▶ [Available data]
****

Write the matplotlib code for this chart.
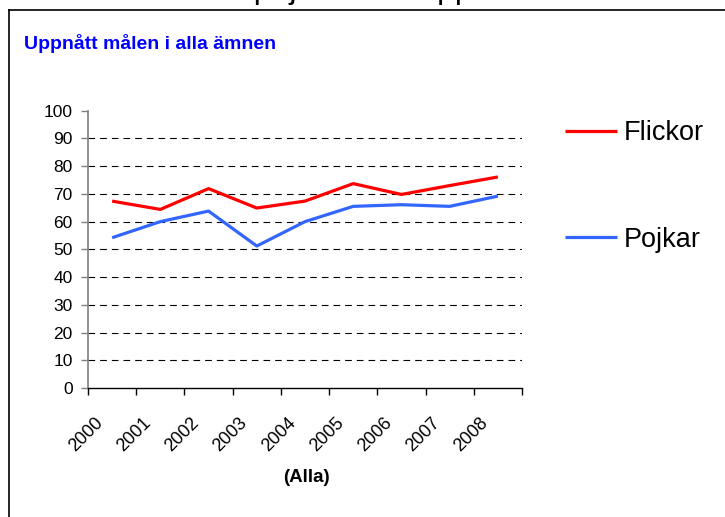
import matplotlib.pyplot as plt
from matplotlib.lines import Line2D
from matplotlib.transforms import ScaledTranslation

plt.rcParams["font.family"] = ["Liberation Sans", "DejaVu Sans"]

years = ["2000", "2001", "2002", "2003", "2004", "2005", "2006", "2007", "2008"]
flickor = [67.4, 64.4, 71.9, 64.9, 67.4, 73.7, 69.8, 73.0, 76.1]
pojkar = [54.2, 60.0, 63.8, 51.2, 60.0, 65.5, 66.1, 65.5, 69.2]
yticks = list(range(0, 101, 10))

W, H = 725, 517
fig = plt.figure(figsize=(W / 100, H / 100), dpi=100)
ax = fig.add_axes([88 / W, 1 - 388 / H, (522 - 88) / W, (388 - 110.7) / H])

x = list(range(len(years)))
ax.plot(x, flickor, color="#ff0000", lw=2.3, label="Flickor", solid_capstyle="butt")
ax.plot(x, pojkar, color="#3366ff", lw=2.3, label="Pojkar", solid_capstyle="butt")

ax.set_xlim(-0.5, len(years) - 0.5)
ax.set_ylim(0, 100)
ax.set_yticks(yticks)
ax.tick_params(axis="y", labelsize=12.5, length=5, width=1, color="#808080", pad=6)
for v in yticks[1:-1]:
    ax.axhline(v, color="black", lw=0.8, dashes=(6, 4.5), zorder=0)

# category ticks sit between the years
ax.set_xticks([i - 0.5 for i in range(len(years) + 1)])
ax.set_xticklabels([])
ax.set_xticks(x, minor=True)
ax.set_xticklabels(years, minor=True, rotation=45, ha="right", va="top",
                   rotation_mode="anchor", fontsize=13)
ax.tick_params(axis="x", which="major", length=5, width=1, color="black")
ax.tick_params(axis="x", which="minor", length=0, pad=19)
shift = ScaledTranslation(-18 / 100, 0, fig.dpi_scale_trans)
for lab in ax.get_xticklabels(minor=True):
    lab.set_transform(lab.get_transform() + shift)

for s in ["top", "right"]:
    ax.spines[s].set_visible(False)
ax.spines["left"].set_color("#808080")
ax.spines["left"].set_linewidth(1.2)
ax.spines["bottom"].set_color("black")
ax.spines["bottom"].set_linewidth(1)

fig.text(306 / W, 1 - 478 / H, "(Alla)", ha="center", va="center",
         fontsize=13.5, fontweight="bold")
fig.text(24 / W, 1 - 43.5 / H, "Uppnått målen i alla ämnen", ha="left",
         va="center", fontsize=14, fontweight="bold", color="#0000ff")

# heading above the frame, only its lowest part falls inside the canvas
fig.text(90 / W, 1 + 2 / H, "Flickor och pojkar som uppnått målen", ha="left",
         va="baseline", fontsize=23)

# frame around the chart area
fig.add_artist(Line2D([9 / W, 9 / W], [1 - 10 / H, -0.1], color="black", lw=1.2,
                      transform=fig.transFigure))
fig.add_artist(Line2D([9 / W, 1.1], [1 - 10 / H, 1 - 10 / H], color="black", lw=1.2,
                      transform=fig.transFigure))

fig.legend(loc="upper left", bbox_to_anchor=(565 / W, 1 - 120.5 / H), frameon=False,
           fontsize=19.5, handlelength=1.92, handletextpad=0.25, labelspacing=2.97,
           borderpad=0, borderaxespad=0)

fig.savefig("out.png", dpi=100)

****

▶ [Exercise requirements] Write the listing out a second time exactly, dropping all images.

▶ [Exercise answer]
Write the matplotlib code for this chart.
import matplotlib.pyplot as plt
from matplotlib.lines import Line2D
from matplotlib.transforms import ScaledTranslation

plt.rcParams["font.family"] = ["Liberation Sans", "DejaVu Sans"]

years = ["2000", "2001", "2002", "2003", "2004", "2005", "2006", "2007", "2008"]
flickor = [67.4, 64.4, 71.9, 64.9, 67.4, 73.7, 69.8, 73.0, 76.1]
pojkar = [54.2, 60.0, 63.8, 51.2, 60.0, 65.5, 66.1, 65.5, 69.2]
yticks = list(range(0, 101, 10))

W, H = 725, 517
fig = plt.figure(figsize=(W / 100, H / 100), dpi=100)
ax = fig.add_axes([88 / W, 1 - 388 / H, (522 - 88) / W, (388 - 110.7) / H])

x = list(range(len(years)))
ax.plot(x, flickor, color="#ff0000", lw=2.3, label="Flickor", solid_capstyle="butt")
ax.plot(x, pojkar, color="#3366ff", lw=2.3, label="Pojkar", solid_capstyle="butt")

ax.set_xlim(-0.5, len(years) - 0.5)
ax.set_ylim(0, 100)
ax.set_yticks(yticks)
ax.tick_params(axis="y", labelsize=12.5, length=5, width=1, color="#808080", pad=6)
for v in yticks[1:-1]:
    ax.axhline(v, color="black", lw=0.8, dashes=(6, 4.5), zorder=0)

# category ticks sit between the years
ax.set_xticks([i - 0.5 for i in range(len(years) + 1)])
ax.set_xticklabels([])
ax.set_xticks(x, minor=True)
ax.set_xticklabels(years, minor=True, rotation=45, ha="right", va="top",
                   rotation_mode="anchor", fontsize=13)
ax.tick_params(axis="x", which="major", length=5, width=1, color="black")
ax.tick_params(axis="x", which="minor", length=0, pad=19)
shift = ScaledTranslation(-18 / 100, 0, fig.dpi_scale_trans)
for lab in ax.get_xticklabels(minor=True):
    lab.set_transform(lab.get_transform() + shift)

for s in ["top", "right"]:
    ax.spines[s].set_visible(False)
ax.spines["left"].set_color("#808080")
ax.spines["left"].set_linewidth(1.2)
ax.spines["bottom"].set_color("black")
ax.spines["bottom"].set_linewidth(1)

fig.text(306 / W, 1 - 478 / H, "(Alla)", ha="center", va="center",
         fontsize=13.5, fontweight="bold")
fig.text(24 / W, 1 - 43.5 / H, "Uppnått målen i alla ämnen", ha="left",
         va="center", fontsize=14, fontweight="bold", color="#0000ff")

# heading above the frame, only its lowest part falls inside the canvas
fig.text(90 / W, 1 + 2 / H, "Flickor och pojkar som uppnått målen", ha="left",
         va="baseline", fontsize=23)

# frame around the chart area
fig.add_artist(Line2D([9 / W, 9 / W], [1 - 10 / H, -0.1], color="black", lw=1.2,
                      transform=fig.transFigure))
fig.add_artist(Line2D([9 / W, 1.1], [1 - 10 / H, 1 - 10 / H], color="black", lw=1.2,
                      transform=fig.transFigure))

fig.legend(loc="upper left", bbox_to_anchor=(565 / W, 1 - 120.5 / H), frameon=False,
           fontsize=19.5, handlelength=1.92, handletextpad=0.25, labelspacing=2.97,
           borderpad=0, borderaxespad=0)

fig.savefig("out.png", dpi=100)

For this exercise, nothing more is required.